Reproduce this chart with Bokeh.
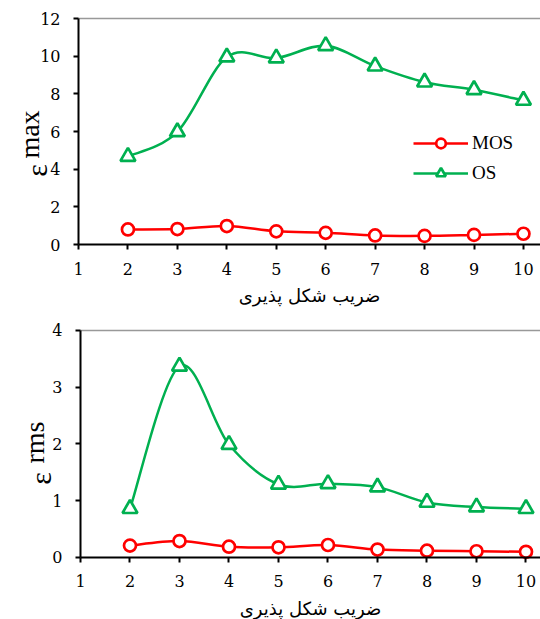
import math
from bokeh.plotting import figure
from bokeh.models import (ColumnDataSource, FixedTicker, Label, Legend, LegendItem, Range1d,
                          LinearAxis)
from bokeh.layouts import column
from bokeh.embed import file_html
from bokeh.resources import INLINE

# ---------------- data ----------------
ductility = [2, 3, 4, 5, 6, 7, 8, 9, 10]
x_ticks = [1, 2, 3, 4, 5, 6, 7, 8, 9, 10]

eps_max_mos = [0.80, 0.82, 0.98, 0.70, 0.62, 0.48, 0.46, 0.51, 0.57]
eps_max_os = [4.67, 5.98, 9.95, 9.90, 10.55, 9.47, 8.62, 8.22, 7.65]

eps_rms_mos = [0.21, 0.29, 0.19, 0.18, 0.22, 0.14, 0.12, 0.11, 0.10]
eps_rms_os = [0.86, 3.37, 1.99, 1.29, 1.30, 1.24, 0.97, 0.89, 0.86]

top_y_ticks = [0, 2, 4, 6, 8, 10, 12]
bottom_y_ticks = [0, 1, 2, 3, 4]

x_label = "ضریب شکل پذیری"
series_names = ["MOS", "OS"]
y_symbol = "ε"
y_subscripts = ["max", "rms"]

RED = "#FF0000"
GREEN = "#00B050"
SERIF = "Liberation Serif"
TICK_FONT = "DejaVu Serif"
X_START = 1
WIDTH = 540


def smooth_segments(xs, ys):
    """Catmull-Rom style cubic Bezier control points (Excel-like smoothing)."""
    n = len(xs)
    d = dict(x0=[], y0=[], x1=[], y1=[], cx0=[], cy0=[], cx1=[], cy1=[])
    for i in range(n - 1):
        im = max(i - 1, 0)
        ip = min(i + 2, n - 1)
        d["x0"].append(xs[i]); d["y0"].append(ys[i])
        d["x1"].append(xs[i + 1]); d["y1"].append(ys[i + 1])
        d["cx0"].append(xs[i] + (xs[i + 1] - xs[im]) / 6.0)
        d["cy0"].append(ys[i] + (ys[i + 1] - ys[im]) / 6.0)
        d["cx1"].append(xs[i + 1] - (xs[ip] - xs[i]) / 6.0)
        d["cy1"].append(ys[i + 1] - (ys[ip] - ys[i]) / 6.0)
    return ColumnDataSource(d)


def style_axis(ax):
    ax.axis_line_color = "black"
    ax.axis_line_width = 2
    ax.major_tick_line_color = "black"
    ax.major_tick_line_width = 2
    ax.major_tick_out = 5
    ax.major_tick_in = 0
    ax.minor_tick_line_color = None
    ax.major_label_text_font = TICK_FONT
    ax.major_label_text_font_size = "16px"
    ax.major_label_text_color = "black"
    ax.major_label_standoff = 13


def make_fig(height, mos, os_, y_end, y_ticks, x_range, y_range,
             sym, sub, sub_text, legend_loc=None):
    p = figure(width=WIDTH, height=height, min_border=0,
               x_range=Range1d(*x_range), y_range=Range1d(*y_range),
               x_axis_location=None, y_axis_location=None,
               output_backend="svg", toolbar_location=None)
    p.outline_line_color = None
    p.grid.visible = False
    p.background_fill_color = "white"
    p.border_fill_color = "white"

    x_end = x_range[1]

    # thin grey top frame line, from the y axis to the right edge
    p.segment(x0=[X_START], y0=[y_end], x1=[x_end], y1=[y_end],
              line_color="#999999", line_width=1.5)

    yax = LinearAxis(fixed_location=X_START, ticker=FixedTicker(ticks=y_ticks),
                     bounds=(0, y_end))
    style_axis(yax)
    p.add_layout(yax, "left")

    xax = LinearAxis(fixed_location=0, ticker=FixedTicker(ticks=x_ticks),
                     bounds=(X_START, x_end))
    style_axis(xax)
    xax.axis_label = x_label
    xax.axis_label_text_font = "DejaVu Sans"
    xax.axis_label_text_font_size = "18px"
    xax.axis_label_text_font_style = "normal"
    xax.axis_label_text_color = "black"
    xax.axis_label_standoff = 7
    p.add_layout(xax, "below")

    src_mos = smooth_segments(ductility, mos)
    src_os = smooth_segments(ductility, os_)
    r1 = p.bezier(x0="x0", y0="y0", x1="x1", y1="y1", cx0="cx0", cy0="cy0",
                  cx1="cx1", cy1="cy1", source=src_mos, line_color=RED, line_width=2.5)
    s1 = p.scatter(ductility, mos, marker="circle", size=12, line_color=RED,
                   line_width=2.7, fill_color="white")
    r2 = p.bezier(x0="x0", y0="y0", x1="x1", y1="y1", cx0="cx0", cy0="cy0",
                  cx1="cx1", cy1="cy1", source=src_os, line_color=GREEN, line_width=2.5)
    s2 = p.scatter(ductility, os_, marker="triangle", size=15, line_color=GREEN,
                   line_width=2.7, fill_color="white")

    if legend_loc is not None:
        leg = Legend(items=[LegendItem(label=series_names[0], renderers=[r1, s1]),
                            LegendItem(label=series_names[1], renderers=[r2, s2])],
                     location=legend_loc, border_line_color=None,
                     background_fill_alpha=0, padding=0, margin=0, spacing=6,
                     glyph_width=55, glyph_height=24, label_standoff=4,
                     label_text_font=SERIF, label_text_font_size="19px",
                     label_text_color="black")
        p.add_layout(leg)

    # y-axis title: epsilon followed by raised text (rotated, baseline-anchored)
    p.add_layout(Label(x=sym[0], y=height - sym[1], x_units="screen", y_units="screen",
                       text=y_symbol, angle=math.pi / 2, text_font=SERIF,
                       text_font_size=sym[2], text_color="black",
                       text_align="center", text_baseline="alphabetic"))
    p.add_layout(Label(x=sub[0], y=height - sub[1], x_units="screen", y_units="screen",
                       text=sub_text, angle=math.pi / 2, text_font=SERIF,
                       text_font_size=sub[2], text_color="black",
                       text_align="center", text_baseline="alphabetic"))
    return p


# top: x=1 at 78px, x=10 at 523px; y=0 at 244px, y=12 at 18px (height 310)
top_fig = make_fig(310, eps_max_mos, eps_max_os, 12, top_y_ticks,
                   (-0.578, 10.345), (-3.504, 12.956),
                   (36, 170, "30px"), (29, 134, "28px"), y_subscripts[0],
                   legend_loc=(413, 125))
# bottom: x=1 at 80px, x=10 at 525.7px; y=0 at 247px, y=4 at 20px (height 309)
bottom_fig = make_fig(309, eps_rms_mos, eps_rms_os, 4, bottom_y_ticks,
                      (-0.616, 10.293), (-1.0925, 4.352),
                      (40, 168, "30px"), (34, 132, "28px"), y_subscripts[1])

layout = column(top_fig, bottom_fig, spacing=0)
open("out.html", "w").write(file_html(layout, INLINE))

- - - -

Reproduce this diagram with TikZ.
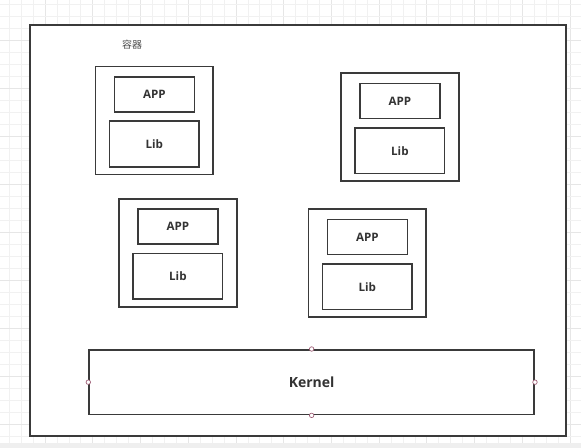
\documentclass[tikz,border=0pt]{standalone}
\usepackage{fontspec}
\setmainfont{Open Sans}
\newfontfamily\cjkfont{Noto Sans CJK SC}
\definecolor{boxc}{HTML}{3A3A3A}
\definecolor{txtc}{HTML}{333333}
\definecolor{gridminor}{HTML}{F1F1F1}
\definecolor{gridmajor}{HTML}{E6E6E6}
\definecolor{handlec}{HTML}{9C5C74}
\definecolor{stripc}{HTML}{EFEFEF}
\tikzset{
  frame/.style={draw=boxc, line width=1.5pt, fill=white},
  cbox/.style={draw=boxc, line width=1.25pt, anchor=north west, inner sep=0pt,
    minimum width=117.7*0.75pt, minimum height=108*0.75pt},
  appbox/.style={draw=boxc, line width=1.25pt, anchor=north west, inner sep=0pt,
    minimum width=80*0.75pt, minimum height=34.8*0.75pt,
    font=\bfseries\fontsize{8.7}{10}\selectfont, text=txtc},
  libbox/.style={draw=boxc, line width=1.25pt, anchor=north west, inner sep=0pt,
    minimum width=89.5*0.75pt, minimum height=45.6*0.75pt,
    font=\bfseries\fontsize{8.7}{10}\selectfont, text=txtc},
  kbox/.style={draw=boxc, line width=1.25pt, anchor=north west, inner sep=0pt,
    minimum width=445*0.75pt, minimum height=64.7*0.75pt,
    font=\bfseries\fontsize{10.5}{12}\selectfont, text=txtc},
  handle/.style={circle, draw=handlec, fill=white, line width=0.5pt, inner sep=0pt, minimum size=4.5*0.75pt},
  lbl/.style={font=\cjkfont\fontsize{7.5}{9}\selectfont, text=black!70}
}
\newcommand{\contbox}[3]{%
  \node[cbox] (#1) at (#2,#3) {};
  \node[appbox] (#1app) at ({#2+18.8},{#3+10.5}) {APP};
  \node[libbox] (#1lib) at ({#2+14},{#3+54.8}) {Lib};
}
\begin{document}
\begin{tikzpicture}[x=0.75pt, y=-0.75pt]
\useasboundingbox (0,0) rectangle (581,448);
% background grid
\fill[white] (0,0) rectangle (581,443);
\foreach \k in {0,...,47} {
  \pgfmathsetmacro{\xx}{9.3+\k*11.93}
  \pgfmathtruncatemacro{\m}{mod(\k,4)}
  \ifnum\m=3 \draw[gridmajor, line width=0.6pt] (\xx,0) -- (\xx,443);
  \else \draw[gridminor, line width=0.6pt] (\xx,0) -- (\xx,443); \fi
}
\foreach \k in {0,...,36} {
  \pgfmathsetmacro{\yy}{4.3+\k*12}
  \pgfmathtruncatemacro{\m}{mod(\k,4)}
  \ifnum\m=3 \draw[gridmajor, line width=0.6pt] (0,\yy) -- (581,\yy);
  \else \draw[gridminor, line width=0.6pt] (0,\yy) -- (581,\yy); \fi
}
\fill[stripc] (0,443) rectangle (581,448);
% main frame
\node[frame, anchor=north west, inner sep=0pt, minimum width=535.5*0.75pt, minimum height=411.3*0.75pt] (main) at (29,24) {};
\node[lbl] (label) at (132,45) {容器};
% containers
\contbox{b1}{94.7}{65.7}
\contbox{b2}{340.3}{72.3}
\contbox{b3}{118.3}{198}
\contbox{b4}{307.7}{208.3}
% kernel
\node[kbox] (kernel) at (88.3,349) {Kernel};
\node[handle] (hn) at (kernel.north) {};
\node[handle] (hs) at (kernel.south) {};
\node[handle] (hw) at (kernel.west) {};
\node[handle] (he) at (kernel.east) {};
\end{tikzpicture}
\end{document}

- - - -

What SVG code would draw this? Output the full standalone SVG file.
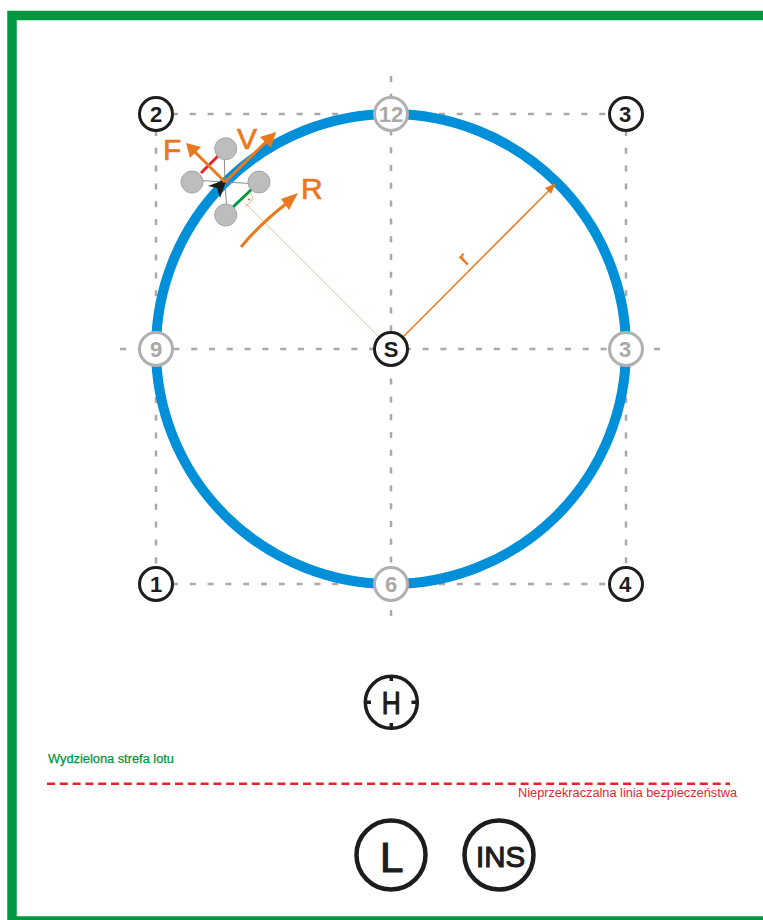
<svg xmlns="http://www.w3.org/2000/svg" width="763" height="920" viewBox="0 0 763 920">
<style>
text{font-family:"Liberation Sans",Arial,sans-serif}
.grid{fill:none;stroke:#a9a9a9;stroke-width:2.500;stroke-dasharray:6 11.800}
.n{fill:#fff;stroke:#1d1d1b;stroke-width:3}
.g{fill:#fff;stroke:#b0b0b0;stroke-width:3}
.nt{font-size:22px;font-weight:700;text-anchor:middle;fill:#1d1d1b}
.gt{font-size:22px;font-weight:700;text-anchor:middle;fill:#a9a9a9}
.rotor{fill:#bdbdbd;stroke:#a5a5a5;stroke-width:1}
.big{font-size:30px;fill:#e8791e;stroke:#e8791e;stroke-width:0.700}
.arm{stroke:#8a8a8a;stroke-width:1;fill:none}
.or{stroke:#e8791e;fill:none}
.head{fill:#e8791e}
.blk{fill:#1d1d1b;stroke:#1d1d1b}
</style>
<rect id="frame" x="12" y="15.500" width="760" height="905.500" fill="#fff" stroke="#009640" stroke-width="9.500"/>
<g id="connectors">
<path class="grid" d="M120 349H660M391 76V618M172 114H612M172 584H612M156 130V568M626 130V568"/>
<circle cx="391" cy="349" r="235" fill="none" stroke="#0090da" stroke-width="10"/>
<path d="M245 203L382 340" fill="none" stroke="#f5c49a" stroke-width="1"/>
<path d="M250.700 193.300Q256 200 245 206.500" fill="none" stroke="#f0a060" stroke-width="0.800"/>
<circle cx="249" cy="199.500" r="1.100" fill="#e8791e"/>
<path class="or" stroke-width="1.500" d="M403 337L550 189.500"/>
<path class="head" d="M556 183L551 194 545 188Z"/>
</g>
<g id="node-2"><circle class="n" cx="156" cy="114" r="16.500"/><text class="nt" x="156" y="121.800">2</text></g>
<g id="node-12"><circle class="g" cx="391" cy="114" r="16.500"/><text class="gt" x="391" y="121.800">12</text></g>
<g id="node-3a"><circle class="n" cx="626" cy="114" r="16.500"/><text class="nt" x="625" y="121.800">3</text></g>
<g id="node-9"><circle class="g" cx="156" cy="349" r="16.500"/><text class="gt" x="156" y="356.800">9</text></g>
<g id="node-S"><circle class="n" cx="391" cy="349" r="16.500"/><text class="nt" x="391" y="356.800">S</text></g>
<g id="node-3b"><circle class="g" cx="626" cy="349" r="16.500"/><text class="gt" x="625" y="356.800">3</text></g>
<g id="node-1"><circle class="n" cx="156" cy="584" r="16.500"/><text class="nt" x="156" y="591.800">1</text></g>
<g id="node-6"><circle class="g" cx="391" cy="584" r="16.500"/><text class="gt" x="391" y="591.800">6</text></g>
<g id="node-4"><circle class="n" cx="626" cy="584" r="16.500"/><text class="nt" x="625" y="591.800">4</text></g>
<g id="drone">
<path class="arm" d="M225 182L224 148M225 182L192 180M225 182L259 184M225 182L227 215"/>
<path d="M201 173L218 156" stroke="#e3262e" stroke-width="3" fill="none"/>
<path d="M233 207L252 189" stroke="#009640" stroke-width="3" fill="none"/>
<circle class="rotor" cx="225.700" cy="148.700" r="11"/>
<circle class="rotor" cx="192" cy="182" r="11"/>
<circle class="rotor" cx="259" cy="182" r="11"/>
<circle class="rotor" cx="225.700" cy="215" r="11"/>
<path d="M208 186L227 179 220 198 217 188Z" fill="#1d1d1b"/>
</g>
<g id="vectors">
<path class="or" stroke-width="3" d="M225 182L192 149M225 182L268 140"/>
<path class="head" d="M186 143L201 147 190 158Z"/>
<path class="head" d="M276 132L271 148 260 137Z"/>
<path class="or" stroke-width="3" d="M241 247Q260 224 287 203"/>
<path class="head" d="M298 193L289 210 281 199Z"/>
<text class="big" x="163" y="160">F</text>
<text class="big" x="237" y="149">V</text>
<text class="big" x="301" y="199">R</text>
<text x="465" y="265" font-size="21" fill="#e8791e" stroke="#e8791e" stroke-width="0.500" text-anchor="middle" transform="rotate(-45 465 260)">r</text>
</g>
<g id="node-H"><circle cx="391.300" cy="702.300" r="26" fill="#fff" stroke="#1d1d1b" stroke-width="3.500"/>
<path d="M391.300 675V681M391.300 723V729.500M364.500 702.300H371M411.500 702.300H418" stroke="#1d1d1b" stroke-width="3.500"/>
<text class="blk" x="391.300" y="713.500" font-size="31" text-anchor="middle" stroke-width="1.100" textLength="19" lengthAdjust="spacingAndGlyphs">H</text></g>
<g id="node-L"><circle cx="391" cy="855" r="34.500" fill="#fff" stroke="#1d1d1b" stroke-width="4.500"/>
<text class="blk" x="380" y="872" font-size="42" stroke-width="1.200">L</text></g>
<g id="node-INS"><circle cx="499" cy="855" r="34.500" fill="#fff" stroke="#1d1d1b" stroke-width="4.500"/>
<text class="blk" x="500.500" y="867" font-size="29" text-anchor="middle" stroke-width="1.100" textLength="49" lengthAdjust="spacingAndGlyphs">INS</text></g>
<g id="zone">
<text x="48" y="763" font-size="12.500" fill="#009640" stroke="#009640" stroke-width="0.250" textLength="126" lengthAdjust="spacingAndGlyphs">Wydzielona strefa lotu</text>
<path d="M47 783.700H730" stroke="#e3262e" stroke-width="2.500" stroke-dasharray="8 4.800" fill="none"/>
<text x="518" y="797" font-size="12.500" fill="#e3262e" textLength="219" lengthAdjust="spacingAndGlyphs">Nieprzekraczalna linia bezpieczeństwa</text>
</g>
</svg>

- - - -

BRIEF:
Go back to the listing above and reproduce, exactly, the stretch from the line bearing "Reproduce this chart with Bokeh." through the line bearing "8.62, 8.22, 7.65]", without its pictures.

CORRECT RESULT:
Reproduce this chart with Bokeh.
import math
from bokeh.plotting import figure
from bokeh.models import (ColumnDataSource, FixedTicker, Label, Legend, LegendItem, Range1d,
                          LinearAxis)
from bokeh.layouts import column
from bokeh.embed import file_html
from bokeh.resources import INLINE

# ---------------- data ----------------
ductility = [2, 3, 4, 5, 6, 7, 8, 9, 10]
x_ticks = [1, 2, 3, 4, 5, 6, 7, 8, 9, 10]

eps_max_mos = [0.80, 0.82, 0.98, 0.70, 0.62, 0.48, 0.46, 0.51, 0.57]
eps_max_os = [4.67, 5.98, 9.95, 9.90, 10.55, 9.47, 8.62, 8.22, 7.65]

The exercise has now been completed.